Refugees traveling to the United States are some of the most thoroughly vetted people to enter the United States. There has been much discussion in the news recently about admitting Syrian refugees to the United States. However, many people do not know the process refugees must endure before they may enter this country. Entrance is not immediate upon request, and may not occur at all.

For starters, per the laws of the United States, a refugee is a person who meets the following criteria:

  • Is located in a country other than the United States
  • Is not resettled into another country
  • Is of humanitarian concern to the U.S.
  • Is outside his or her country of origin due to a well-founded fear of persecution based on race, religion, nationality, social group or political opinion or because the person is fleeing war or other armed conflict
  • Is admissible to the United States.

Refugees flee their homes leaving behind their businesses, farms, and communities (including extended family members) in order to escape war and persecution. Often, refugees flee to save their own or their families lives. They rarely have time to plan the departure and oftentimes are limited to only taking what they can carry. Family records, professional documents, diplomas, photographs, and other precious items are usually left behind.

The refugee flees his home country and travels to another country in search of safety. Once the refugee has reached a safe haven, to receive official refugee status the refugee must register with the United Nations High Commissioner for Refugees (UNHCR).

UNHCR only refers about 1 percent of all refugees for resettlement to a third country. Only when all efforts to either help refugees return home or settle permanently in the country where they sought initial refuge have failed does third country resettlement become the option of last resort. Family ties, trade skills, professional abilities, language facility, and various other factors are considered by UNHCR when matching a refugee with a resettlement country. Generally, a refugee does not get to choose which country he will be assigned to, unless he has some sort of family ties already in place .

Only refugees who have been referred by UNHCR or the US embassy are eligible for to be considered by the U.S. Refugee Admissions Program for resettlement to the US. Once referred, each potential refugee is selected on a case-by-case basis by a specially-trained officer from the United States Citizenship and Immigration Services (USCIS). Testimony is collected to determine the priority of the potential refugee’s request and to answer whether or not the person qualifies to be considered as a refugee. The person’s credibility is evaluated, and the country of origin is taken into account.

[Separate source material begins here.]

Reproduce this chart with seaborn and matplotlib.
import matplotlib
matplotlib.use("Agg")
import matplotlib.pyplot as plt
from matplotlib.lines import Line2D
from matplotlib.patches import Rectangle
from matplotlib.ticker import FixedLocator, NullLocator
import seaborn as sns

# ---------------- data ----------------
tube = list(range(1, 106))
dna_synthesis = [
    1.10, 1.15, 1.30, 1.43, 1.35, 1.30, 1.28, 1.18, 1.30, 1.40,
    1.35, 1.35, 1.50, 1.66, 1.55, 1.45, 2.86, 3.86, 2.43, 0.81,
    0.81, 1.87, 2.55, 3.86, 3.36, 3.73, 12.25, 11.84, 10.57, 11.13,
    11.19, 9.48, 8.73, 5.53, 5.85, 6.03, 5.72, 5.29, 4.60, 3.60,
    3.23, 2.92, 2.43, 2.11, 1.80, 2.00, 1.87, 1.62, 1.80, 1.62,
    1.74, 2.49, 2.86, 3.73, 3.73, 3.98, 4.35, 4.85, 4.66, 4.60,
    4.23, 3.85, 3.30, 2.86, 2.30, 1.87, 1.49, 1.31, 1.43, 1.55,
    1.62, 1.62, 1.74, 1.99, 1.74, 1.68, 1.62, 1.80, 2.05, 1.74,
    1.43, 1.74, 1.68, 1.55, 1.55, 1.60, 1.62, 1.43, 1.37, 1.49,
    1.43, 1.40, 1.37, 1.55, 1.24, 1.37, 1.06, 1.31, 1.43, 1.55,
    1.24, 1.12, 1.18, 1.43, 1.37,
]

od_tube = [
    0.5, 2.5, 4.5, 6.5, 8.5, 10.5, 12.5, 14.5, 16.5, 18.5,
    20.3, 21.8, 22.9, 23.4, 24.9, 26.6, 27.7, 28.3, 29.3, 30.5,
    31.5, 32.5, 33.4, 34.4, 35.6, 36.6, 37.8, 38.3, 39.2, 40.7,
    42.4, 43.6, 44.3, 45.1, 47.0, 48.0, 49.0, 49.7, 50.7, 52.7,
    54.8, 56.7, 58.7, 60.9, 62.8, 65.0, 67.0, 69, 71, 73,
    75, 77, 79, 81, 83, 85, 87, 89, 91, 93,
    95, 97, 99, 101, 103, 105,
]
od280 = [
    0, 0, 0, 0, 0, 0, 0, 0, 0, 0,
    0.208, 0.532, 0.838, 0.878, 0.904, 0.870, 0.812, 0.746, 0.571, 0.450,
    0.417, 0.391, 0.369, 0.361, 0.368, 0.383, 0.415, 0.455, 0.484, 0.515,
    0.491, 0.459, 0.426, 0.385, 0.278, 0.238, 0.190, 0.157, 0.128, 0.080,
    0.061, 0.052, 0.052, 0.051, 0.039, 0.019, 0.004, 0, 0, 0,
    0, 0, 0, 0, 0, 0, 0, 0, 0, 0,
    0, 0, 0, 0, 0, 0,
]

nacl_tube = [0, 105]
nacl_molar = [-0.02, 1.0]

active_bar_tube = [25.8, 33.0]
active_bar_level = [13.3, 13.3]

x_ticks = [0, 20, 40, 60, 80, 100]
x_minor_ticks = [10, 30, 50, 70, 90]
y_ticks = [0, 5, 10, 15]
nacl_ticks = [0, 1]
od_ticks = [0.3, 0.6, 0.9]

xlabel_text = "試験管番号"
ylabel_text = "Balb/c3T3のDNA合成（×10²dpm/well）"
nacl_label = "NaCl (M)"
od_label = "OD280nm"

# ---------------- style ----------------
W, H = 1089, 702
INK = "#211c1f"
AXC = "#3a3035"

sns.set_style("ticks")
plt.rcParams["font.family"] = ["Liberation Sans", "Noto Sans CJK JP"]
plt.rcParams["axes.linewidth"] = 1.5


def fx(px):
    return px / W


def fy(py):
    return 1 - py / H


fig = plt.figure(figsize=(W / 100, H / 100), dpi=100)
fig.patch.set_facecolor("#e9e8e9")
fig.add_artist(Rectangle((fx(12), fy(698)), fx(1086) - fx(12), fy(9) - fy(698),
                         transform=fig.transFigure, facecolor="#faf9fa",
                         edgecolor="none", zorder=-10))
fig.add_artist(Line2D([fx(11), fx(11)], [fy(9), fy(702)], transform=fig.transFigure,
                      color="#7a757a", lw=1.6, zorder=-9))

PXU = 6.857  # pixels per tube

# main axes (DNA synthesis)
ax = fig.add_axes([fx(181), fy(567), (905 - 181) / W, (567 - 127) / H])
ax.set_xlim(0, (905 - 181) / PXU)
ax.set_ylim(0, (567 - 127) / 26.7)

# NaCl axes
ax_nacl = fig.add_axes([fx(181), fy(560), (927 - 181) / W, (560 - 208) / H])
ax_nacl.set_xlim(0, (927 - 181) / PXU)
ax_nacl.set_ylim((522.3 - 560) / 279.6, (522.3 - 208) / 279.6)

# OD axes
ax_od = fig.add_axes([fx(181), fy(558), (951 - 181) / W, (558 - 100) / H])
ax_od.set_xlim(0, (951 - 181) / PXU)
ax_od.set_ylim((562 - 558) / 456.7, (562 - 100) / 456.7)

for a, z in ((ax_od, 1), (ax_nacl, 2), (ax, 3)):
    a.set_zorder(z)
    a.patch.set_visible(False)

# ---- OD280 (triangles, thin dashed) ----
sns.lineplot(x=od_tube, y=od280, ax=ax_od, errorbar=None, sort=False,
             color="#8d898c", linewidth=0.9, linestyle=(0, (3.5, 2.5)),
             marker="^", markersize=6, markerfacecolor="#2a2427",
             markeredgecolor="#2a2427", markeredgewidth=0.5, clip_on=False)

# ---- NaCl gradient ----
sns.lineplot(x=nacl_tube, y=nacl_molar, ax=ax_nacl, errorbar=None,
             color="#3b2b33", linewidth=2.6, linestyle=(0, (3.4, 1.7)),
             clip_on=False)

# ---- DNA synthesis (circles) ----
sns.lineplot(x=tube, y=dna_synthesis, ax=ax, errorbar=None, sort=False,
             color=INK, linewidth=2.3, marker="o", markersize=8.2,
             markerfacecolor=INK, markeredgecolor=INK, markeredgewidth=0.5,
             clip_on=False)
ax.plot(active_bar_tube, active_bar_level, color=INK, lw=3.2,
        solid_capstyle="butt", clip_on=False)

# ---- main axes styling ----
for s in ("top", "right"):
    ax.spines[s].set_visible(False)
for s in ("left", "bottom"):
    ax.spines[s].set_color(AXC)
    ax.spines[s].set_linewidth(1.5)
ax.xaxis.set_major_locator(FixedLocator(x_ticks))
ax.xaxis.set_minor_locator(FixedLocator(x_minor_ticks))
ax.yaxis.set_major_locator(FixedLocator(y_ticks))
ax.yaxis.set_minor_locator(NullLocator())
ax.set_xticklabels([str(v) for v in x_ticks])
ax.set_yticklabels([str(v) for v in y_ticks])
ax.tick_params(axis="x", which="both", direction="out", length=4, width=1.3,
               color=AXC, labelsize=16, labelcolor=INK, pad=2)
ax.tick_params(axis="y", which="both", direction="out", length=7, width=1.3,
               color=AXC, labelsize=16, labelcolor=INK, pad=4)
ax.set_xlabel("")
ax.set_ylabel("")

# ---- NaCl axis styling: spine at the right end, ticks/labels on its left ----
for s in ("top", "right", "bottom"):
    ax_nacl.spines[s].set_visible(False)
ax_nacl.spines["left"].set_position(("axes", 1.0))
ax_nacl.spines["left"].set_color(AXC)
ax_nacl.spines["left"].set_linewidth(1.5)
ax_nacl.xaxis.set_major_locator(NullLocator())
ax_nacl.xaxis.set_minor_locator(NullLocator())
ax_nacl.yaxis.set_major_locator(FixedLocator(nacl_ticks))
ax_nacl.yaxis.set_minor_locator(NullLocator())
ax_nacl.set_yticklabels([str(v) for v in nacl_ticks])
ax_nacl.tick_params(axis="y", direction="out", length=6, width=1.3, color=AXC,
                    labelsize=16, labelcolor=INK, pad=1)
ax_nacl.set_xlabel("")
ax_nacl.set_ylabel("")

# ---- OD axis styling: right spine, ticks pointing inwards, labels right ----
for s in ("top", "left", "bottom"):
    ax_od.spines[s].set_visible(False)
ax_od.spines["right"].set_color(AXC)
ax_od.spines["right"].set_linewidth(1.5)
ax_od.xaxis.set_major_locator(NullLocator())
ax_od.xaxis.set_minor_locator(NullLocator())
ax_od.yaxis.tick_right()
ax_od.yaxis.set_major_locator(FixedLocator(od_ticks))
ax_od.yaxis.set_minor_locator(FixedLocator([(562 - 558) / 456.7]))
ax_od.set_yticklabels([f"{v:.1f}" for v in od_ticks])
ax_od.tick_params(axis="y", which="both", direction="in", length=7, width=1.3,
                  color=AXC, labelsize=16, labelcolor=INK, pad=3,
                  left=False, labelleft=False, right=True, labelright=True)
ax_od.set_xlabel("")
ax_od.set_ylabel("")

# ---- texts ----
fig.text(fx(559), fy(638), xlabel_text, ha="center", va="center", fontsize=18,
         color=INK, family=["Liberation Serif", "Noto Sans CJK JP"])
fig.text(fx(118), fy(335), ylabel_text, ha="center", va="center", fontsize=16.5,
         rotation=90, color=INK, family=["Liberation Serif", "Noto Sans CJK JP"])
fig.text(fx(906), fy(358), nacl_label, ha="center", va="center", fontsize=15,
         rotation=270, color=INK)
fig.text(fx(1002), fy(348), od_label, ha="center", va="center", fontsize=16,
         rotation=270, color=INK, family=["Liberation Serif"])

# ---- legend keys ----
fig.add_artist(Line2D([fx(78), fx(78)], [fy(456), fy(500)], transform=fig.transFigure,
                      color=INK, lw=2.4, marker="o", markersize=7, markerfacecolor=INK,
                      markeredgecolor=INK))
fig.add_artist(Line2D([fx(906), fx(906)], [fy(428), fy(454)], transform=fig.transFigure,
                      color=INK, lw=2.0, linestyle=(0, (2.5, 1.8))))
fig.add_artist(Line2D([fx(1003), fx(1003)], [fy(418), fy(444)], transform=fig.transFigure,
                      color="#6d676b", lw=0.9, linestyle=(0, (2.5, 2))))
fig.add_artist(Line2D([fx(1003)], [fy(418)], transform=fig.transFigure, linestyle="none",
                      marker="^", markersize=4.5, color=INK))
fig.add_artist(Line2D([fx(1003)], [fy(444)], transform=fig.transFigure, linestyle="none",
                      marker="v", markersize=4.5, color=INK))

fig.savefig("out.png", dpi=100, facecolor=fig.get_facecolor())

It is important to note that security checks are completed, and then analyzed and reviewed before approval. A fingerprint check is then conducted, and the individual’s name is checked for criminal activities and prior applications to live in the U.S. Iris scans are sometimes completed. Military combatants are removed from consideration. The potential refugee may face lengthy delays in processing due to these checks, which are run through various government agencies, including the State Department, the FBI’s Terrorist Screening Center, the Department of Defense, and the Department of Homeland Security. Just over 50% of applicants pass the multiple screenings required, and the process generally takes between eighteen to twenty-four months. Thus far, half of the refugees admitted to the United States have been children, and 25% are over the age of 60.

In closing, as stated by USCIS Director Leon Rodriguez, ”(T)he United States has a proud and long-standing tradition of offering protection, freedom, and opportunity to refugees from around the world who live in fear of persecution and are often left to languish in difficult conditions of temporary asylum…An integral part of this mission is to ensure that refugee resettlement opportunities go to those who are eligible for such protection and who do not present a risk to the safety and security of our country. Accordingly, we are committed to deterring and detecting fraud among those seeking to resettle in the United States, and we continue to employ the highest security measures to protect against risks to our national security.”